What this means: because GAL presence is rare in this firm's history, a GAL proposed in one of its cases is a notable departure from its usual practice. Connecticut practice allows the appointment order to define scope, budget, and a reporting deadline; an unscoped GAL appointment is, as a general matter, an open-ended cost and an open-ended risk.
The bench
They appear before Hon. Heidi Winslow (8) most often, then Hon. Joseph Vizcarrondo (7) and Hon. Donna Heller (7), with Nascimento and Truglia (4 each) close behind. Their 76% motion grant rate is partly familiarity — repeated appearances before the same FST judges build knowledge of each judge's preferences and motion practice. That familiarity gap tends to narrow as a self-represented opponent becomes acquainted with the assigned judge's standing orders. (The decided-motion sample here is small, so the grant rate reads as a tendency, not a guarantee.)
What to expect — and your procedural options
This firm's two most reliable patterns are pacing (the continuance) and volume on an unanswered docket. Below, each pattern above is paired with the neutral procedural information that corresponds to it. These describe what the tools and rules are — not a recommendation about what to do in any specific case.
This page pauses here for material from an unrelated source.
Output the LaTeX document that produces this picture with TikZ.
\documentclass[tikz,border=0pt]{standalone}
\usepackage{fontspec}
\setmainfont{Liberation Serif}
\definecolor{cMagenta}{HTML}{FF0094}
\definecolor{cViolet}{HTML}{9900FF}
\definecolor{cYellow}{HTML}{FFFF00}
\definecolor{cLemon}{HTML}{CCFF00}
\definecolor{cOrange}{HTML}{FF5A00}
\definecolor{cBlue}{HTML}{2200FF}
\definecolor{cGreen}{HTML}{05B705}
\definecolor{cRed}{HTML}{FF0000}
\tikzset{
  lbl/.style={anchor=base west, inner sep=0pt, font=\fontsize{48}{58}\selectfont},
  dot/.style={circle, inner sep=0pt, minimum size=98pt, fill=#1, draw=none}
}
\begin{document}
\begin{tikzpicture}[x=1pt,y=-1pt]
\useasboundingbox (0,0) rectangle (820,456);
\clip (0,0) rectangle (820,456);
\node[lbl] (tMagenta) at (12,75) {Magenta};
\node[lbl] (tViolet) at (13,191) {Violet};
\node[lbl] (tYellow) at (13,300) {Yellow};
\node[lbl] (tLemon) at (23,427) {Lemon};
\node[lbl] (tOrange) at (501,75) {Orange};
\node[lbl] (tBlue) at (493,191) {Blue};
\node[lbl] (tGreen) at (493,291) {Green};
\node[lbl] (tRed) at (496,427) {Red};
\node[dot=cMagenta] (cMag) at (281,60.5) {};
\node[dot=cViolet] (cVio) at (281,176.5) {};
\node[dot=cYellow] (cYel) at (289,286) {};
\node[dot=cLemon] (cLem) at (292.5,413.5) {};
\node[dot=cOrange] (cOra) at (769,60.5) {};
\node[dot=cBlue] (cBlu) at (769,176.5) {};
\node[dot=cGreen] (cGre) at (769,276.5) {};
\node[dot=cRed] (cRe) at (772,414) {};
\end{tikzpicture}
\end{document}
- The clock. This firm's single most-used filing is the continuance (45 of them; 1.81 per case). In Connecticut practice, a continuance can be opposed on the record, and a Motion to Advance is the procedural tool a party may use to ask the court to hear a matter sooner. Continuances are this firm's default pacing mechanism.
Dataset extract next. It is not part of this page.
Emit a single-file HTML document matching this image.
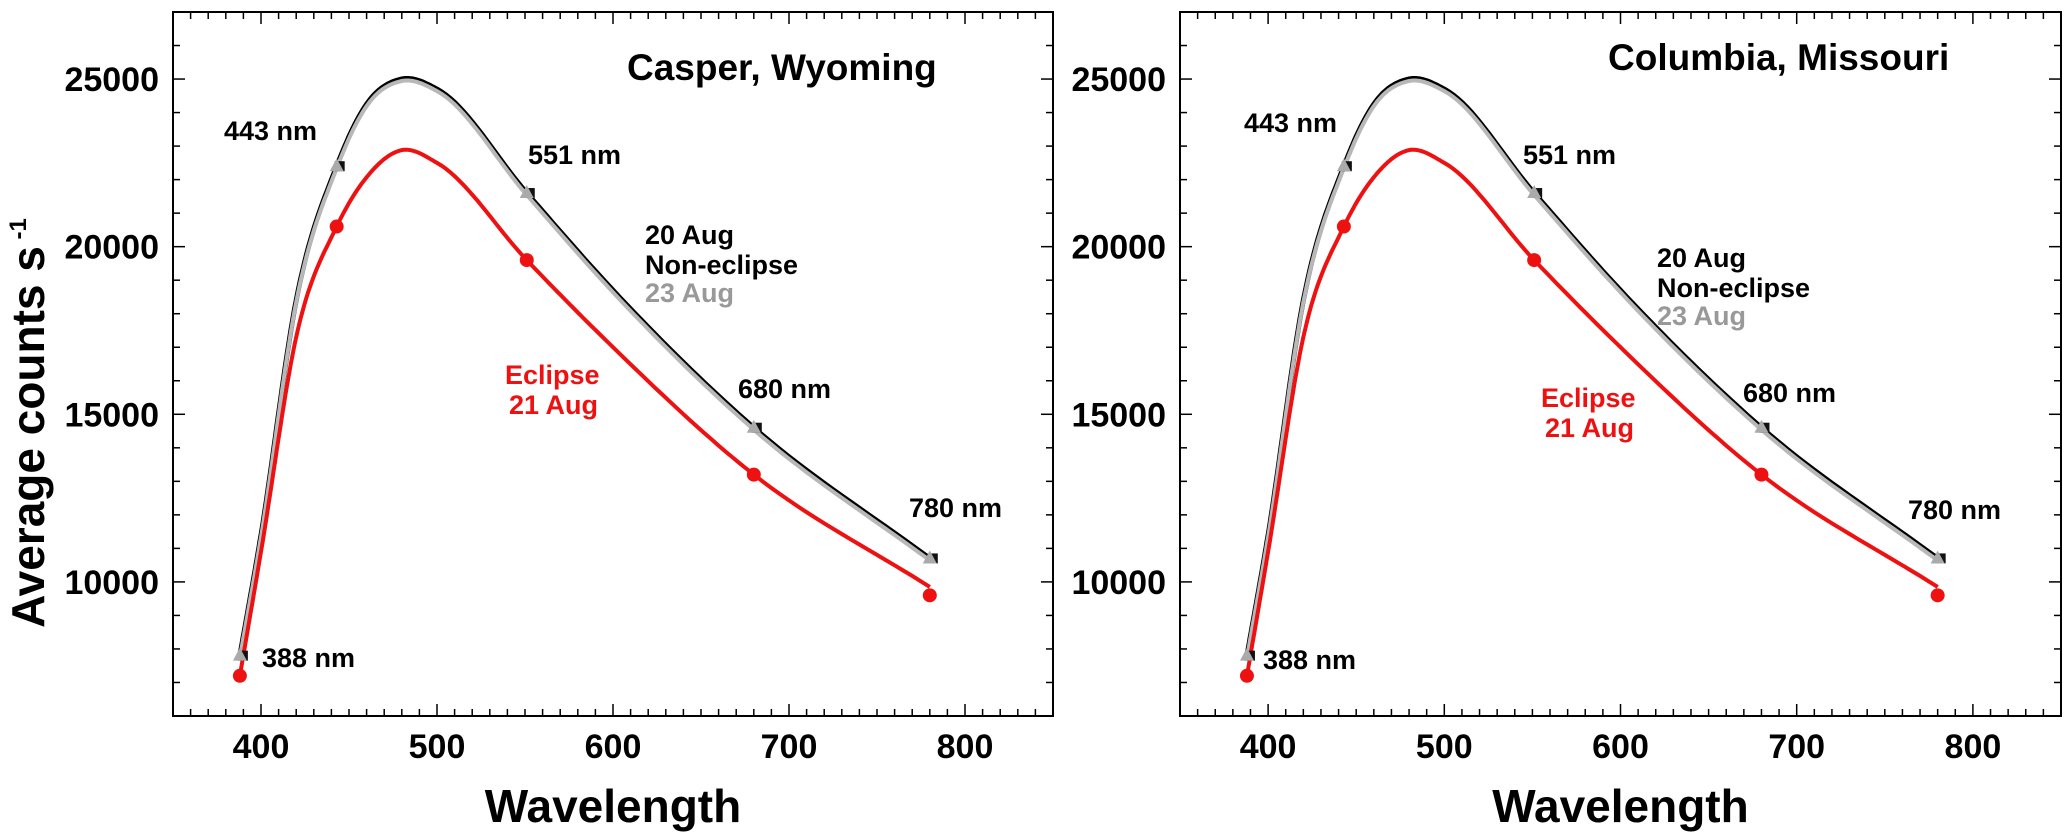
<!DOCTYPE html>
<html><head><meta charset="utf-8"><style>
body{margin:0;background:#fff;}
svg{display:block;font-family:"Liberation Sans",Arial,sans-serif;font-weight:bold;}
</style></head><body>
<svg id="c" width="2067" height="840"></svg>
<script>
const wavelengths=[388,443,551,680,780];
const nonEclipse=[7800,22400,21600,14600,10700];
const eclipse=[7200,20600,19600,13200,9600];
const fitX=[388,400,420,443,460,480,500,551,600,680,780];
const fitNon=[7800,11400,18400,22400,24250,25000,24700,21600,18700,14600,10700];
const fitEcl=[7200,10900,17300,20600,22070,22880,22500,19600,17000,13200,9850];
const xTicks=[400,500,600,700,800];
const yTicks=[10000,15000,20000,25000];
const panels=[
 {name:'casper',x0:173,x1:1053,title:'Casper, Wyoming',tx:627,ty:80,
  labels:[['443 nm',224,140],['551 nm',528,164],['680 nm',738,398],['780 nm',909,517],['388 nm',262,667]],
  leg:[645,244],ecl:[505,384]},
 {name:'columbia',x0:1180,x1:2061,title:'Columbia, Missouri',tx:1608,ty:70,
  labels:[['443 nm',1244,132],['551 nm',1523,164],['680 nm',1743,402],['780 nm',1908,519],['388 nm',1263,669]],
  leg:[1657,267],ecl:[1541,407]}
];
const NS='http://www.w3.org/2000/svg';
const svg=document.getElementById('c');
function mk(t,a,p){const e=document.createElementNS(NS,t);for(const k in a)e.setAttribute(k,a[k]);(p||svg).appendChild(e);return e;}
const Y0=12,Y1=716,ymin=6000,ymax=27000;
function sy(v){return Y1-(v-ymin)/(ymax-ymin)*(Y1-Y0);}
function curve(xs,ys,sx){
 const n=xs.length,m=[];
 for(let i=0;i<n;i++){
  if(i===0)m.push((ys[1]-ys[0])/(xs[1]-xs[0]));
  else if(i===n-1)m.push((ys[n-1]-ys[n-2])/(xs[n-1]-xs[n-2]));
  else{
   const d0=(ys[i]-ys[i-1])/(xs[i]-xs[i-1]),d1=(ys[i+1]-ys[i])/(xs[i+1]-xs[i]);
   const h0=xs[i]-xs[i-1],h1=xs[i+1]-xs[i];
   m.push((d0*h1+d1*h0)/(h0+h1));
  }
 }
 let d='';
 for(let i=0;i<n-1;i++){
  const h=xs[i+1]-xs[i];
  for(let k=0;k<=20;k++){
   const t=k/20,t2=t*t,t3=t2*t;
   const v=(2*t3-3*t2+1)*ys[i]+(t3-2*t2+t)*h*m[i]+(-2*t3+3*t2)*ys[i+1]+(t3-t2)*h*m[i+1];
   const x=xs[i]+t*h;
   d+=(d?'L':'M')+sx(x).toFixed(1)+','+sy(v).toFixed(1);
  }
 }
 return d;
}
panels.forEach((P,pi)=>{
 const sx=v=>P.x0+(v-350)/500*(P.x1-P.x0);
 const g=mk('g',{});
 
 
 const fr=mk('rect',{x:P.x0,y:Y0,width:P.x1-P.x0,height:Y1-Y0,fill:'none',stroke:'#000','stroke-width':2},g);
 
 
 for(let v=360;v<=840;v+=10){
  const maj=v%100===0, L=maj?12:7, x=sx(v);
  mk('line',{x1:x,y1:Y1,x2:x,y2:Y1-L,stroke:'#000','stroke-width':1.5},g);
  mk('line',{x1:x,y1:Y0,x2:x,y2:Y0+L,stroke:'#000','stroke-width':1.5},g);
 }
 for(let v=7000;v<=27000;v+=1000){
  const maj=v%5000===0, L=maj?12:7, y=sy(v);
  mk('line',{x1:P.x0,y1:y,x2:P.x0+L,y2:y,stroke:'#000','stroke-width':1.5},g);
  mk('line',{x1:P.x1,y1:y,x2:P.x1-L,y2:y,stroke:'#000','stroke-width':1.5},g);
 }
 xTicks.forEach(v=>{const t=mk('text',{x:sx(v),y:758,'font-size':34,'text-anchor':'middle'},g);t.textContent=v;
  });
 yTicks.forEach(v=>{const t=mk('text',{x:P.x0-14,y:sy(v)+12,'font-size':34,'text-anchor':'end'},g);t.textContent=v;
  });
 const xt=mk('text',{x:(P.x0+P.x1)/2,y:822,'font-size':46,'text-anchor':'middle'},g);xt.textContent='Wavelength';
 
 const l1=mk('path',{d:curve(fitX,fitNon,sx),fill:'none',stroke:'#000','stroke-width':5},g);
 
 const l2=mk('path',{d:curve(fitX,fitNon,sx),fill:'none',stroke:'#b8b8b8','stroke-width':4,transform:'translate(0,2)'},g);
 
 const l3=mk('path',{d:curve(fitX,fitEcl,sx),fill:'none',stroke:'#ee1111','stroke-width':4},g);
 
 wavelengths.forEach((w,i)=>{
  const x=sx(w),y=sy(nonEclipse[i]);
  const s=mk('rect',{x:x-2,y:y-5,width:10,height:10,fill:'#111'},g);
  
  const tr=mk('polygon',{points:`${x},${y-8} ${x+7},${y+5} ${x-7},${y+5}`,fill:'#aaa'},g);
  
  const c=mk('circle',{cx:x,cy:sy(eclipse[i]),r:7,fill:'#ee1111'},g);
  
 });
 P.labels.forEach(L=>{const t=mk('text',{x:L[1],y:L[2],'font-size':27},g);t.textContent=L[0];
  });
 const tt=mk('text',{x:P.tx,y:P.ty,'font-size':37},g);tt.textContent=P.title;
 
 [['20 Aug','#000',0],['Non-eclipse','#000',30],['23 Aug','#999',58]].forEach(a=>{
  const t=mk('text',{x:P.leg[0],y:P.leg[1]+a[2],'font-size':27,fill:a[1]},g);t.textContent=a[0];
  });
 [['Eclipse',0],['21 Aug',30]].forEach(a=>{
  const t=mk('text',{x:P.ecl[0]+(a[1]?4:0),y:P.ecl[1]+a[1],'font-size':27,fill:'#ee1111'},g);t.textContent=a[0];
  });
});
const yt=mk('text',{x:0,y:0,'font-size':46,'text-anchor':'middle',transform:'translate(44,423) rotate(-90)'});
yt.innerHTML='Average  counts s<tspan dy="-18" font-size="24"> -1</tspan>';


</script>
</body></html>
- The pro-se filing gap. This firm files ~55% more against unrepresented opponents (20.7 vs 13.3 filings/case). As a matter of docket mechanics, the asymmetry in this pattern depends on filings going unmet; a docket where each filing is met on time and in writing is one where that asymmetry does not accumulate.
- Discovery activity. With ~1.08 discovery motions per case, disclosure activity is common in this firm's cases. Responding to discovery completely and on time, with each response documented, is what removes a non-compliance basis for discovery sanctions.
- Contempt and post-judgment activity. Post-judgment contempt is this firm's #2 motion type (8), and contempt overall runs 0.58/case. Contemporaneous proof of compliance with an order — payments, exchanges, communications — is the evidentiary record that a contempt motion is tested against; a contempt motion contradicted by the documents is, as a general matter, less persuasive to the bench.
- Fee-related filings. Counsel-fee touches run ~1.08 per case. Under Connecticut law, fee awards turn on need and litigation conduct (C.G.S. §46b-62), so the record of which party's conduct drove litigation cost is relevant to how a court weighs a fee request.
- Tempo overall. This firm's overall tempo is moderate (3.73 motions/case), and most of its cases stay that way; the heavy cases in the data are heavy in filing volume on the opposing side's docket. This firm's volume is its defining feature only in a subset of cases — a short, merits-focused record is the structural counterpart to a volume-driven one.
Methodology & limits
Computed from public CT Judicial Branch docket entries and party rosters (parties → filing-side attribution → motion/outcome tally). "Grant rate" = Granted ÷ (Granted + Denied) on the firm's own filed motions where the docket records an outcome; many entries record no outcome and are excluded, and the decided-motion sample here is small. Marker counts use keyword matching on docket event descriptions and may include related sub-types. Firm-name aggregation follows the docket's recorded firm name (the source truncates long names). Patterns reflect aggregate history, not the conduct of any one attorney or the merits of any one case.